Bungalow Clothing is bringing retail dressing rooms into shoppers’ homes.
Developed in Los Angeles and Las Vegas with a team heavy on technology and retail experience, the new e-commerce concept is tackling one of the biggest barriers to fashion purchases online: that women can’t try on the clothes. It does so by shipping customers a range of additional options picked for them with every selection and easing the process of returning merchandise to encourage shoppers to try the merchandise before they purchase it.
“We want the online experience to come as close to the offline experience as possible,” said Rob Wright, chief executive officer of Bungalow Clothing. “That customer who walks into Neiman Marcus now doesn’t have to walk into Neiman Marcus. They come to us. We are the enemy of offline retail.”
Wright, former executive vice president at small business interactive marketing firm ReachLocal, has funded Bungalow Clothing to date and assembled a founding group that includes chief financial officer Jonathan Snyder, previously ceo and chairman of KeyOn Communications; chief technology officer Sergey Sundukovskiy, who has held a variety of technology, information and product roles at companies such as Integrated Media Solutions, Vantage Media and LowerMyBills, and vice president of merchandising Meital Bronstein.
Bronstein started The Bungalow as a 1,000-square-foot store in the Las Vegas neighborhood of Summerlin in 2011 after two years earlier selling Talulah G, a Las Vegas retailer she expanded to four stores generating $6 million in annual sales. Introduced to Wright through Snyder, Bronstein said, “I really wanted to connect with someone who would be a business partner and would be able to scale my business online.” Wright’s ideas appealed to her because she felt shopping online had become too impersonal.
Bronstein is responsible for buying Bungalow Clothing’s merchandise and filling shipments with pieces beyond customers’ original orders. Most of the brands available at Bungalow are in the contemporary segment, and there’s a mix of emerging and well-known brands. Among the brands available are Graham & Spencer, Current/Elliott, Hudson, Kelly Wearstler, L’Agence, NSF, DL1961 and Elizabeth and James. Going forward, Bungalow intends to bring in high-end designers as well; for example, it is targeting Balenciaga and Givenchy.
Bronstein described Bungalow Clothing’s core demographic as active, busy women aged 30 to 48, a group that includes her. In fact, she thinks a lot about what she and her friends like to wear when scouring merchandise for Bungalow. “I’m about to turn 40, and I buy very differently than I did in my late 20s in my Talulah G days. I’m more practical and, obviously, the economy has changed a lot, so I want more wear out of the items I buy. I buy fewer items, but I spend more per item,” said Bronstein.

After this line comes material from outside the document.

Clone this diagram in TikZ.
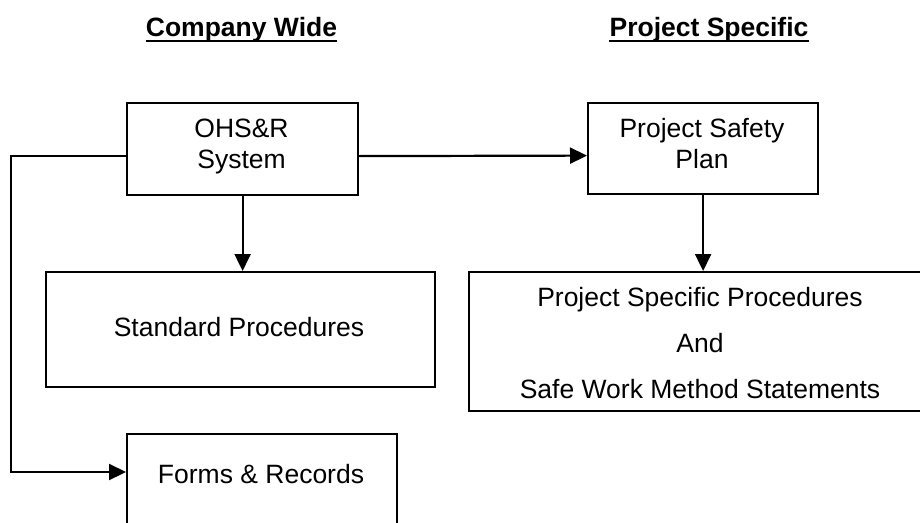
\documentclass[tikz,border=0pt]{standalone}
\usepackage{fontspec}
\setmainfont{Liberation Sans}
\usetikzlibrary{arrows.meta}
\begin{document}
\begin{tikzpicture}[x=1pt,y=-1pt,
  box/.style={draw, line width=2.2pt, inner sep=0pt, anchor=north west},
  lbl/.style={anchor=base, inner sep=0pt, font=\fontsize{26.5}{31}\selectfont},
  head/.style={anchor=base, inner sep=0pt, font=\fontsize{26.5}{31}\selectfont\bfseries},
  conn/.style={line width=2.2pt, -{Triangle[length=17pt,width=16pt]}}]
\useasboundingbox (0,0) rectangle (920,522);
\clip (0,0) rectangle (920,522);
% headings
\node[head] (h1) at (241.5,36) {Company Wide};
\node[head] (h2) at (709,36) {Project Specific};
\draw[line width=2.6pt] ([yshift=-5pt]h1.base west) -- ([yshift=-5pt]h1.base east);
\draw[line width=2.6pt] ([yshift=-5pt]h2.base west) -- ([yshift=-5pt]h2.base east);
% boxes
\node[box, minimum width=231pt, minimum height=92pt] (ohs) at (126,102) {};
\node[box, minimum width=230pt, minimum height=91pt] (psp) at (587,102) {};
\node[box, minimum width=389pt, minimum height=115pt] (std) at (45,271) {};
\node[box, minimum width=464pt, minimum height=139pt] (proj) at (468,271) {};
\node[box, minimum width=270pt, minimum height=120pt] (forms) at (126,433) {};
% texts
\node[lbl] (t1a) at (241.5,137) {OHS\&R};
\node[lbl] (t1b) at (241.5,168) {System};
\node[lbl] (t2a) at (702,137) {Project Safety};
\node[lbl] (t2b) at (702,168) {Plan};
\node[lbl] (t3) at (239,336) {Standard Procedures};
\node[lbl] (t4a) at (700,306) {Project Specific Procedures};
\node[lbl] (t4b) at (700,352) {And};
\node[lbl] (t4c) at (700,398) {Safe Work Method Statements};
\node[lbl] (t5) at (261,483) {Forms \& Records};
% connectors
\coordinate (corner) at (11,472);
\draw[conn] ([yshift=-7pt]ohs.east) -- ([yshift=-7pt]psp.west);
\draw[conn] (ohs.south) -- (ohs.south |- std.north);
\draw[conn] (psp.south) -- (psp.south |- proj.north);
\draw[conn] ([yshift=-7pt]ohs.west) -| (corner) -- (corner -| forms.west);
\end{tikzpicture}
\end{document}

Typically, a customer chooses four or five items, and Bungalow supplements that with up to four extra items for an average shipment valued at around $1,800. Customers enter their credit card information when they order, but they are only charged for what they keep after they send back items they don’t want. They have 10 days to return the items, which are shipped back to Bungalow in the box they arrived in. Bungalow provides a prepaid shipping label and packing tape, and instructs customers to text Bungalow when they are ready to return items. Bungalow sends FedEx to pick up the boxes.
Customers can complete a roughly 10-question style profile after they order, although Bronstein doesn’t rely solely on the profile when adding pieces to shipments. She also takes into account customers’ sizes and the items they chose, and uses her intuition honed over many years as a merchant about their style and preferences. “It’s as if they went into a store and found an amazing salesperson who cares about how they look in their clothes and brings more things into their dressing room,” said Bronstein.
Wright said he’s close to completing a fund-raising round of $500,000 to $1 million, and will seek a few million more next year to grow the business. With those funds fueling Bungalow Clothing, he estimated it could reach $25 million to $30 million in yearly revenues by the end of 2014. In addition to its e-commerce capabilities, Bungalow is developing three technologies: one to assist stylists when they build upon customers’ orders, another to assess how much customers are able to pay for purchases based on public data from social media networks and a third to help manage inventory via a mobile app.
Asked about the prospects for profits at Bungalow Clothing, Wright said, “Our business right now wobbles back and forth between being profitable and unprofitable, the big variable being how much inventory we need to buy. My goal is not to get profitable as fast as possible. It’s to gain market share in a cost-effective way.”